As will be apparent from our prior applications mentioned above and the developments in the transport and storage of nuclear wastes referred to by the art of record in these applications, it is recognized that the storage of radioactive materials, such as spent nuclear fuel rods or other materials, can be effected with canister receptacles or vessels, which are sealed after the nuclear waste is introduced and which have radiation-shielding properties as a result of the wall thickness of the vessel body and/or radiation absorbing characteristics of the material, from which the body is composed.
For example, the body may be made of a material having a high neutron cross section or materials with a high neutron cross section can be incorporated in the body. Alternatively, or in addition, passages or spaces may be formed in the body and gamma-ray or neutron absorptive or moderating materials can be introduced.
Obviously the vessel must have excellent structural integrity as well as a capacity to act as a radiation shielding material.
The canister basically comprises a chamber-forming body or receptacle, advantageously upwardly open, with a relatively thick vertical wall and a closed bottom and a cover for the upper end or mouth of the chamber.
The vertical walls are usually comprised in one piece with the bottom of cast iron, preferably spherolytic cast iron, or cast steel, while a recess is formed in the upper end of the body so that the cover structure can be recessed therein with a plug-like fit and an upper surface flush with the upper surface of the body.

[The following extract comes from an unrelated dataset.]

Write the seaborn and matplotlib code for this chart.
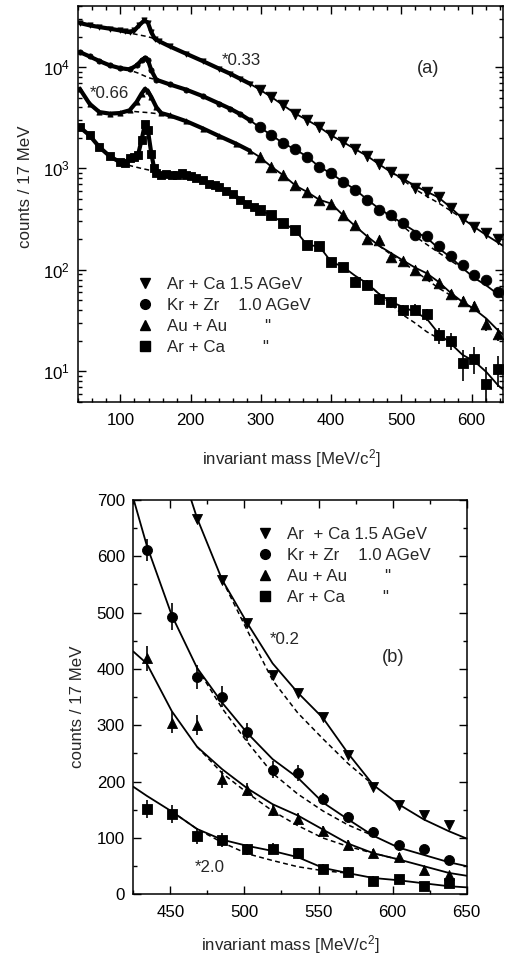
import numpy as np
import pandas as pd
import matplotlib
matplotlib.use("Agg")
import matplotlib.pyplot as plt
import seaborn as sns
from matplotlib.lines import Line2D
from matplotlib.ticker import FixedLocator, MultipleLocator, NullFormatter, FuncFormatter, LogLocator

sns.set_theme(style="ticks")
plt.rcParams["font.family"] = ["Liberation Sans", "DejaVu Sans"]
plt.rcParams["mathtext.fontset"] = "custom"
plt.rcParams["mathtext.rm"] = "Liberation Sans"
plt.rcParams["mathtext.it"] = "Liberation Sans:italic"
plt.rcParams["mathtext.default"] = "regular"

# ---------------- data (raw counts / 17 MeV) ----------------
MARKERS = ["v", "o", "^", "s"]
SCALE_A = [0.33, 1.0, 0.66, 1.0]   # scale factors used in panel (a)
SCALE_B = [0.2, 1.0, 1.0, 2.0]     # scale factors used in panel (b)

BINS = [298, 315, 332, 349, 366, 383, 400, 417, 434, 451, 468, 485, 502, 519,
        536, 553, 570, 587, 604, 621, 638]

s1_counts = [18200, 15330, 12700, 10520, 9090, 7760, 6420, 5520, 4700, 4030, 3335,
             2790, 2405, 1945, 1785, 1575, 1235, 955, 795, 705, 615]
s1_err = [90, 80, 75, 70, 65, 60, 55, 50, 45, 40, 35, 32, 30, 28, 26, 24, 22, 20, 18, 16, 15]
s2_counts = [2550, 2130, 1766, 1540, 1303, 1038, 893, 738, 611, 493, 386, 351, 289,
             221, 215, 170, 138, 111, 88, 80, 61]
s2_err = [40, 36, 33, 30, 28, 26, 24, 22, 20, 24, 21, 18, 16, 15, 14, 10, 9, 8, 7, 6, 5]
s3_counts = [1970, 1575, 1295, 1030, 886, 745, 682, 523, 419, 305, 300, 204, 186,
             150, 134, 112, 88, 74, 66, 44, 35]
s3_err = [35, 32, 29, 27, 25, 23, 22, 22, 22, 18, 18, 15, 12, 11, 10, 9, 8, 7, 7, 6, 5]
s4_counts = [390, 344, 290, 245, 175, 171, 120, 107, 76, 71, 51.5, 48, 40, 40.5,
             36.5, 22.5, 20, 12, 13.3, 7.5, 10.5]
s4_err = [12, 11, 10, 10, 9, 9, 8, 8, 8, 8, 7, 6, 5, 5, 5, 4, 4, 4, 4, 3.5, 3.5]

# fine-binned low-mass spectra (panel a)
s1_dense_x = [42, 56, 70, 85, 99, 106, 113, 120, 127, 134, 139, 144, 149, 155, 170,
              194, 218, 241, 256, 270, 284]
s1_dense_y = [82400, 78200, 75200, 72400, 69700, 68200, 67000, 69700, 78800, 87300,
              83300, 66700, 57600, 54500, 48500, 40900, 34500, 29100, 26100, 23300, 20800]
s2_dense_x = [42, 56, 70, 85, 99, 113, 123, 130, 135, 139, 144, 151, 170, 194, 218,
              241, 256, 270, 284]
s2_dense_y = [14060, 12740, 11460, 10380, 9770, 9480, 10380, 11640, 12370, 11800,
              9270, 7500, 6750, 5970, 5140, 4350, 3890, 3450, 3000]
s3_dense_x = [42, 56, 70, 85, 99, 113, 123, 130, 135, 139, 144, 151, 158, 170, 194,
              218, 241, 265, 284]
s3_dense_y = [9260, 6590, 5450, 5260, 5330, 5670, 6850, 8270, 9260, 8770, 7670, 6110,
              5330, 5050, 4420, 3740, 3150, 2650, 2270]
s4_dense_x = [42, 56, 70, 85, 99, 106, 113, 120, 125, 130, 135, 139, 144, 148, 151,
              158, 165, 173, 180, 187, 194, 200, 208, 218, 226, 234, 241, 250, 260,
              270, 280, 290]
s4_dense_y = [2560, 2120, 1625, 1315, 1157, 1120, 1280, 1290, 1350, 1900, 2750, 2400,
              1400, 1000, 900, 870, 880, 870, 860, 900, 860, 850, 800, 765, 700, 690,
              650, 600, 563, 490, 450, 420]

# full fit (solid curves)
FIT_X = [425, 434, 451, 468, 485, 502, 519, 536, 553, 570, 587, 604, 621, 638, 650]
s1_fit = [5100, 4700, 4030, 3340, 2790, 2405, 2050, 1790, 1565, 1250, 970, 800, 665, 560, 495]
s2_fit = [703, 620, 495, 402, 340, 286, 240, 207, 163, 133, 104, 83, 70, 57, 50]
s3_fit = [431, 410, 325, 262, 222, 188, 160, 140, 115, 90, 73, 62, 50, 38, 33]
s4_fit = [95.5, 87.5, 73.5, 58, 48.5, 43, 38.5, 33, 23.5, 18.8, 14.5, 12.5, 9.8, 7.2, 6.2]

# background fits (dashed curves): low-mass part and high-mass part
s1_bg_lo_x = [106, 120, 135, 144, 155]
s1_bg_lo_y = [67000, 64200, 61200, 59100, 54500]
s2_bg_lo_x = [108, 125, 140, 151]
s2_bg_lo_y = [9600, 8730, 7850, 7500]
s3_bg_lo_x = [108, 125, 140, 155, 165]
s3_bg_lo_y = [5610, 5480, 5380, 5230, 5110]
s4_bg_lo_x = [100, 115, 130, 145, 160, 180, 200, 220, 240, 260]
s4_bg_lo_y = [1140, 1060, 1000, 950, 900, 840, 790, 730, 660, 570]

s1_bg_hi_x = [485, 502, 519, 536, 553, 570, 587]
s1_bg_hi_y = [2790, 2340, 1900, 1610, 1380, 1160, 970]
s2_bg_hi_x = [468, 485, 502, 519, 536, 553, 570, 587]
s2_bg_hi_y = [402, 330, 270, 215, 178, 148, 123, 104]
s3_bg_hi_x = [468, 485, 502, 519, 536, 553, 570, 587, 604]
s3_bg_hi_y = [262, 215, 180, 148, 122, 100, 85, 73, 62]
s4_bg_hi_x = [451, 468, 485, 502, 519, 536, 553, 570]
s4_bg_hi_y = [73.5, 58, 46, 36, 30, 24.5, 21, 18.8]

LEG_A = ["Ar + Ca 1.5 AGeV", "Kr + Zr    1.0 AGeV", 'Au + Au        "', 'Ar + Ca        "']
LEG_B = ["Ar  + Ca 1.5 AGeV", "Kr + Zr    1.0 AGeV", 'Au + Au        "', 'Ar + Ca        "']

series = [
    dict(cnt=s1_counts, err=s1_err, dx=s1_dense_x, dy=s1_dense_y, fit=s1_fit,
         blx=s1_bg_lo_x, bly=s1_bg_lo_y, bhx=s1_bg_hi_x, bhy=s1_bg_hi_y),
    dict(cnt=s2_counts, err=s2_err, dx=s2_dense_x, dy=s2_dense_y, fit=s2_fit,
         blx=s2_bg_lo_x, bly=s2_bg_lo_y, bhx=s2_bg_hi_x, bhy=s2_bg_hi_y),
    dict(cnt=s3_counts, err=s3_err, dx=s3_dense_x, dy=s3_dense_y, fit=s3_fit,
         blx=s3_bg_lo_x, bly=s3_bg_lo_y, bhx=s3_bg_hi_x, bhy=s3_bg_hi_y),
    dict(cnt=s4_counts, err=s4_err, dx=s4_dense_x, dy=s4_dense_y, fit=s4_fit,
         blx=s4_bg_lo_x, bly=s4_bg_lo_y, bhx=s4_bg_hi_x, bhy=s4_bg_hi_y),
]

FS = 12.2
K = "black"
DASH = (0, (3.2, 2.2))

fig = plt.figure(figsize=(5.10, 9.56), dpi=100)
fig.patch.set_facecolor("white")
ax1 = fig.add_axes([0.1535, 0.5798, 0.8333, 0.4139])
ax2 = fig.add_axes([0.2614, 0.0645, 0.6537, 0.4125])


def line(ax, x, y, lw, ls="-", z=2):
    df = pd.DataFrame({"x": np.asarray(x, float), "y": np.asarray(y, float)})
    sns.lineplot(data=df, x="x", y="y", ax=ax, color=K, linewidth=lw, linestyle=ls,
                 sort=False, estimator=None, legend=False, zorder=z)


def points(ax, x, y, marker, size, z=4):
    df = pd.DataFrame({"x": np.asarray(x, float), "y": np.asarray(y, float)})
    sns.scatterplot(data=df, x="x", y="y", ax=ax, marker=marker, s=size, color=K,
                    edgecolor=K, linewidth=0.6, legend=False, zorder=z)


bins = np.array(BINS, float)
fitx = np.array(FIT_X, float)

# ---------------- panel (a) ----------------
for i, sd in enumerate(series):
    sc = SCALE_A[i]
    cnt = np.array(sd["cnt"], float) * sc
    err = np.array(sd["err"], float) * sc
    fit = np.array(sd["fit"], float) * sc
    dx = np.array(sd["dx"], float)
    dy = np.array(sd["dy"], float) * sc
    # dense low-mass data
    line(ax1, dx, dy, 3.0)
    points(ax1, dx, dy, MARKERS[i], 26 if i == 3 else 14)
    # solid curve continuing through the coarse data and the fit
    m_lo = bins < 434
    m_hi = fitx >= 434
    sx = np.concatenate([dx, bins[m_lo], fitx[m_hi]])
    sy = np.concatenate([dy, cnt[m_lo], fit[m_hi]])
    line(ax1, sx, sy, 1.3)
    # dashed backgrounds
    line(ax1, sd["blx"], np.array(sd["bly"], float) * sc, 1.1, DASH, z=3)
    line(ax1, sd["bhx"], np.array(sd["bhy"], float) * sc, 1.1, DASH, z=3)
    # coarse data
    ax1.errorbar(bins, cnt, yerr=err, fmt="none", ecolor=K, elinewidth=1.2, capsize=0, zorder=3)
    points(ax1, bins, cnt, MARKERS[i], 58 if i != 3 else 48)

ax1.set_yscale("log")
ax1.set_xlim(40, 645)
ax1.set_ylim(5, 4e4)
ax1.xaxis.set_major_locator(FixedLocator([100, 200, 300, 400, 500, 600]))
ax1.xaxis.set_minor_locator(MultipleLocator(20))
ax1.yaxis.set_major_locator(FixedLocator([10, 100, 1000, 10000]))
ax1.yaxis.set_minor_locator(LogLocator(base=10, subs=np.arange(2, 10)))
ax1.yaxis.set_minor_formatter(NullFormatter())
ax1.yaxis.set_major_formatter(FuncFormatter(lambda v, p: r"$10^{%d}$" % int(round(np.log10(v)))))
ax1.set_xlabel("invariant mass [MeV/c$^{2}$]", fontsize=FS)
ax1.set_ylabel("counts / 17 MeV", fontsize=FS)
ax1.xaxis.set_label_coords(0.502, -0.114)
ax1.yaxis.set_label_coords(-0.107, 0.543)

ax1.text(244, 11600, "*0.33", fontsize=FS, va="center", ha="left")
ax1.text(56, 5500, "*0.66", fontsize=FS, va="center", ha="left")
ax1.text(522, 9700, "(a)", fontsize=FS + 1, va="center", ha="left")

handles = [Line2D([], [], marker=m, color=K, linestyle="none", markersize=7) for m in MARKERS]
ax1.legend(handles, LEG_A, loc="upper left", bbox_to_anchor=(0.137, 0.315),
           frameon=False, fontsize=FS, handlelength=1.0, handletextpad=0.8,
           labelspacing=0.36, borderpad=0, borderaxespad=0)

# ---------------- panel (b) ----------------
for i, sd in enumerate(series):
    sc = SCALE_B[i]
    cnt = np.array(sd["cnt"], float) * sc
    err = np.array(sd["err"], float) * sc
    fit = np.array(sd["fit"], float) * sc
    mk = bins >= 425
    line(ax2, fitx, fit, 1.3)
    line(ax2, sd["bhx"], np.array(sd["bhy"], float) * sc, 1.1, DASH, z=3)
    ax2.errorbar(bins[mk], cnt[mk], yerr=err[mk], fmt="none", ecolor=K, elinewidth=1.2,
                 capsize=0, zorder=3)
    points(ax2, bins[mk], cnt[mk], MARKERS[i], 52 if i != 3 else 44)

ax2.set_xlim(425, 650)
ax2.set_ylim(0, 700)
ax2.xaxis.set_major_locator(FixedLocator([450, 500, 550, 600, 650]))
ax2.xaxis.set_minor_locator(MultipleLocator(25))
ax2.yaxis.set_major_locator(MultipleLocator(100))
ax2.yaxis.set_minor_locator(MultipleLocator(50))
ax2.set_xlabel("invariant mass [MeV/c$^{2}$]", fontsize=FS)
ax2.set_ylabel("counts / 17 MeV", fontsize=FS)
ax2.xaxis.set_label_coords(0.47, -0.098)
ax2.yaxis.set_label_coords(-0.145, 0.476)

ax2.text(517, 452, "*0.2", fontsize=FS, va="center", ha="left")
ax2.text(593, 420, "(b)", fontsize=FS + 1, va="center", ha="left")
ax2.text(466.5, 47, "*2.0", fontsize=FS, va="center", ha="left")

ax2.legend(handles, LEG_B, loc="upper left", bbox_to_anchor=(0.370, 0.932),
           frameon=False, fontsize=FS, handlelength=1.0, handletextpad=0.8,
           labelspacing=0.36, borderpad=0, borderaxespad=0)

for ax in (ax1, ax2):
    ax.set_facecolor("white")
    for sp in ax.spines.values():
        sp.set_visible(True)
        sp.set_color(K)
        sp.set_linewidth(1.1)
    ax.tick_params(which="both", direction="in", top=True, right=True, colors=K,
                   labelsize=FS, width=1.0)
    ax.tick_params(which="major", length=6)
    ax.tick_params(which="minor", length=3)
    ax.tick_params(axis="x", which="both", pad=8)
    ax.tick_params(axis="y", which="both", pad=6)
    ax.grid(False)

fig.savefig("out.png", dpi=100, facecolor="white")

The earlier systems also provided for sealing the cover to the body and even monitoring the state of the seal to ascertain whether any leakage may have occurred.

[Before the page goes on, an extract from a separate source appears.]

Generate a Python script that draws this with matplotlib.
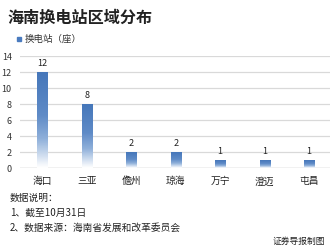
import numpy as np
import matplotlib.pyplot as plt
from matplotlib.colors import LinearSegmentedColormap

plt.rcParams['font.family'] = ['Noto Sans CJK SC', 'DejaVu Sans']

regions = ['海口', '三亚', '儋州', '琼海', '万宁', '澄迈', '屯昌']
stations = [12, 8, 2, 2, 1, 1, 1]
yticks = [0, 2, 4, 6, 8, 10, 12, 14]

fig = plt.figure(figsize=(3.3, 2.5), dpi=100)
ax = fig.add_axes([0.061, 0.328, 0.939, 0.448])

ax.set_yticks(yticks)
ax.set_xticks(range(len(regions)))
ax.set_xticklabels(regions, fontsize=7, color='#222222')
ax.tick_params(axis='y', labelsize=6.5, colors='#333333', length=0, pad=6)
ax.tick_params(axis='x', length=0, pad=6)
for s in ax.spines.values():
    s.set_visible(False)
ax.grid(axis='y', color='#d9d9d9', linewidth=0.9)
ax.axhline(0, color='#cfcfcf', linewidth=1)
ax.set_axisbelow(True)

# bars fade to white toward the baseline
cmap = LinearSegmentedColormap.from_list(
    'fade', [(0, '#ffffff'), (0.3, '#8fb0da'), (0.55, '#5f8bc7'), (1, '#4677ba')])
grad = np.linspace(0, 1, 100).reshape(-1, 1)

bars = ax.bar(range(len(regions)), stations, width=0.23, color='none')
for b, v in zip(bars, stations):
    x0, w, h = b.get_x(), b.get_width(), b.get_height()
    im = ax.imshow(grad, cmap=cmap, extent=[x0, x0 + w, 0, h], origin='lower',
                   aspect='auto', zorder=2)
    im.set_clip_path(b)
    ax.text(x0 + w / 2, h + 0.55, str(v), ha='center', va='bottom',
            fontsize=6.5, color='#222222')

ax.set_xlim(-0.5, 6.47)
ax.set_ylim(0, 14)

fig.text(0.024, 0.93, '海南换电站区域分布', fontsize=11.6, fontweight='bold',
         color='#222222', va='center')
fig.patches.append(plt.Rectangle((0.052, 0.835), 0.013, 0.017, transform=fig.transFigure,
                                 color='#4a7bbf'))
fig.text(0.075, 0.843, '换电站（座）', fontsize=6.8, color='#333333', va='center')

fig.text(0.03, 0.208, '数据说明：', fontsize=7, color='#222222', va='center')
fig.text(0.03, 0.148, '1、截至10月31日', fontsize=7, color='#222222', va='center')
fig.text(0.03, 0.088, '2、数据来源：海南省发展和改革委员会', fontsize=7, color='#222222', va='center')
fig.text(0.985, 0.036, '证券导报制图', fontsize=6.3, color='#222222', va='center', ha='right')

fig.savefig('out.png', dpi=100)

Such monitoring is relatively simple because, in addition to the radioactive materials filling the chamber, the latter receives a control gas blanket and any failure of the seal can be detected by monitoring the composition of this control gas or detecting the presence thereof.
It has also been noted that the cast iron or steel alloy can include radiation-absorbing alloying components and/or radiation-absorbing inclusions.
The term "radiation shielding" as used to describe a canister or vessel, thus defines a vessel whose thickness at any point (wall, cover or bottom) is sufficient to prevent escape of radiation, whether the radiation be of the gamma or neutron type and which also is able to withstand the mechanical stresses to which the vessel may be subjected in handling the in-transport or the like, both during normal manipulations and in the event of a disaster, such as a crash of a transporting vehicle.
The most general application utilizes flange-type covers which are bolted in place to the body, and it has been recognized that these systems may be problematic because the seal is maintained only as long as the bolts are tight or intact.
In transport accidents, however, the bolted flange receptacles run the risk of shearing or loosening of the bolts and release of radioactive materials into the environment.
Thus it is possible to "sniff out" a failure of the seal by monitoring the presence of the control gas outside of the edge of the cover and utilizing an appropriate gas detector or analyzer.
If a failure of the seal is observed, components of the radioactive waste or gaseous substances, which are formed by radioactive decay of the waste, can be found in the gas and may wander out of the receptacle.
Repair of the defective seam or seal is not a simple matter because removal of the cover can result in a serious contamination of the surrounding space by release of radioactive materials from the interior. The repair thus can only be carried out in a so-called hot-cell at considerable cost.